RV: Os bispos do Brasil se reunirão em Assembleia Geral no mês que vem. Novos contextos para serem analisados?
Dom Murilo: Sim, e aí não serão mais os 40 bispos do nosso Conselho, e sim 300 bispos a manifestar a sua posição. Tenho certeza que desta contribuição de cada um, porque na verdade, a grande riqueza de uma Assembleia como a nossa, com visões tão diferenciadas, faz com que as nossas notas sejam muito equilibradas. Para mim, sempre, participar da elaboração de uma nota, de um documento na CNBB, é participar de uma verdadeira ação do Espírito Santo, onde não se manifesta o desejo de um ou de outro, mas aquilo que realmente é a síntese do pensamento do episcopado brasileiro. Provavelmente também deverá sair uma nota, uma manifestação, sobre o momento do Brasil. Nós queremos ao menos dizer: acreditamos que para obtermos o que queremos o caminho deverá ser este.
RV: Neste momento de crise, também a CNBB olha para dentro de si para promover alguma mudança? Qual o senhor acredita que seja uma mudança necessária.?
Dom Murilo: Em primeiro lugar, teremos um documento que está sendo preparado para ser aprovado sobre os leigos. Qual o seu papel dentro da Igreja e fora da Igreja. Eu penso que muita coisa que está acontecendo é porque nós não temos leigos devidamente preparados e conscientes de sua missão de ser a presença da Igreja no mundo. Por isso, que volta e meia, nasce a tentação de algum padre de querer se candidatar para ajudar a melhorar o Brasil: não é função do padre. Para isso, devemos formar leigos que levem as dimensões da fé para a sua atuação política. Não queremos formar um grupo de parlamentares católicos para defender interesses da Igreja Católica, isso não existe, nunca quisemos isso, e não queremos. Queremos sim que o leigo que optar pela política porque sente vocação para isto, assuma decididamente o seu papel, e lute por um país justo, fraterno, solidário. Nós sabemos que se bons políticos não ocuparem o espaço da política, abre-se um caminho imenso, aberto, para os medíocres que se interessam em ocupar este espaço. Estamos vendo aí o resultado disso. Portanto, diferentemente de outras igrejas, a Igreja Católica não lança candidatos e nem diz ao povo: é preciso votar no a, no b ou no c. Não. Nós queremos que o nosso católico também olhe com consciência na hora de votar e escolha aqueles que ele julga que sejam capazes de realmente representá-lo, e representá-lo bem.
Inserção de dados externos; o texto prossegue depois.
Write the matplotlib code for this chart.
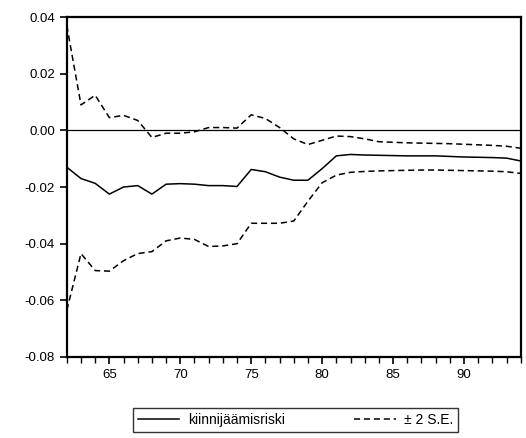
import numpy as np
import matplotlib.pyplot as plt

years = list(range(62, 95))

riski = [-0.013, -0.017, -0.0187, -0.0225, -0.020, -0.0195, -0.0225, -0.019,
         -0.0188, -0.019, -0.0195, -0.0195, -0.0198, -0.0138, -0.0146, -0.0165,
         -0.0176, -0.0176, -0.0135, -0.009, -0.0085, -0.0087, -0.0088, -0.0089,
         -0.009, -0.009, -0.009, -0.0092, -0.0094, -0.0095, -0.0096, -0.0098,
         -0.0108]

upper = [0.037, 0.009, 0.0124, 0.0045, 0.0053, 0.0035, -0.0025, -0.001,
         -0.001, -0.0005, 0.001, 0.001, 0.0008, 0.0055, 0.0042, 0.001,
         -0.003, -0.005, -0.0035, -0.002, -0.0022, -0.003, -0.004, -0.0042,
         -0.0044, -0.0045, -0.0046, -0.0047, -0.0049, -0.0051, -0.0053, -0.0056,
         -0.0063]

lower = [-0.0635, -0.0435, -0.0495, -0.0497, -0.046, -0.0435, -0.0428, -0.039,
         -0.038, -0.0385, -0.041, -0.0408, -0.040, -0.0328, -0.0328, -0.0328,
         -0.032, -0.025, -0.0185, -0.0158, -0.0148, -0.0145, -0.0143, -0.0142,
         -0.0141, -0.014, -0.014, -0.0141, -0.0142, -0.0143, -0.0144, -0.0146,
         -0.0152]

plt.rcParams['font.family'] = ['Liberation Sans', 'DejaVu Sans']

fig = plt.figure(figsize=(5.26, 4.38), dpi=100)
ax = fig.add_axes([0.127, 0.185, 0.863, 0.776])

ax.axhline(0, color='black', lw=0.9)
l1, = ax.plot(years, riski, color='black', lw=1.1, label='kiinnijäämisriski')
l2, = ax.plot(years, upper, color='black', lw=1.1, ls=(0, (4, 2.5)), label='± 2 S.E.')
ax.plot(years, lower, color='black', lw=1.1, ls=(0, (4, 2.5)))

ax.set_xlim(62, 94)
ax.set_ylim(-0.08, 0.04)
ax.set_xticks([65, 70, 75, 80, 85, 90])
ax.set_xticks(years, minor=True)
ax.set_yticks([-0.08, -0.06, -0.04, -0.02, 0.00, 0.02, 0.04])
ax.set_yticklabels(['-0.08', '-0.06', '-0.04', '-0.02', '0.00', '0.02', '0.04'])
ax.tick_params(axis='both', which='major', direction='out', length=5, width=1.2,
               labelsize=9.5)
ax.tick_params(axis='x', which='minor', direction='out', length=4, width=1)
for s in ax.spines.values():
    s.set_linewidth(1.6)

fig.legend(handles=[l1, l2], loc='center', bbox_to_anchor=(0.562, 0.041), ncol=2,
           fontsize=10, frameon=True, fancybox=False, edgecolor='black',
           handlelength=3.0, handletextpad=0.6, columnspacing=5.0, borderpad=0.35,
           borderaxespad=0)
plt.savefig('out.png', dpi=100)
RV: Principalmente num contexto em que a cultura política foi sempre marcada pela corrupção em nosso país, infelizmente…
Dom Murilo: Este é o grande desafio. Aquilo que o Papa fala da diferença entre o pecado e a corrupção: pecado são atos, a corrupção é um estado, uma mentalidade que pervade a sociedade. E é em função desta mentalidade que quem detém o poder acaba pensando: eu tenho direito de me aproveitar porque eu estou no poder. E a gente está vendo no Brasil todos os dias novas notícias de desvio de dinheiro, e não se fala mais em milhões de reais, mas de dezenas, centenas de milhões de reais. O povo vê isso, de um lado falta saúde adequada, não tem escola, o transporte é precário. Claro que o povo se levanta e vai para as ruas. Graças a Deus foi para a rua de uma forma pacífica, mas a gente sabe que nesta hora, se pessoas inescrupulosas conseguirem pegar essa insatisfação e canalizar em função de seus objetivos nada dignos, é um perigo para o país, são momentos assim de crise, mas de uma crise que pode levar para uma opção pelo bem, mas que pode levar também para uma opção pelo mal.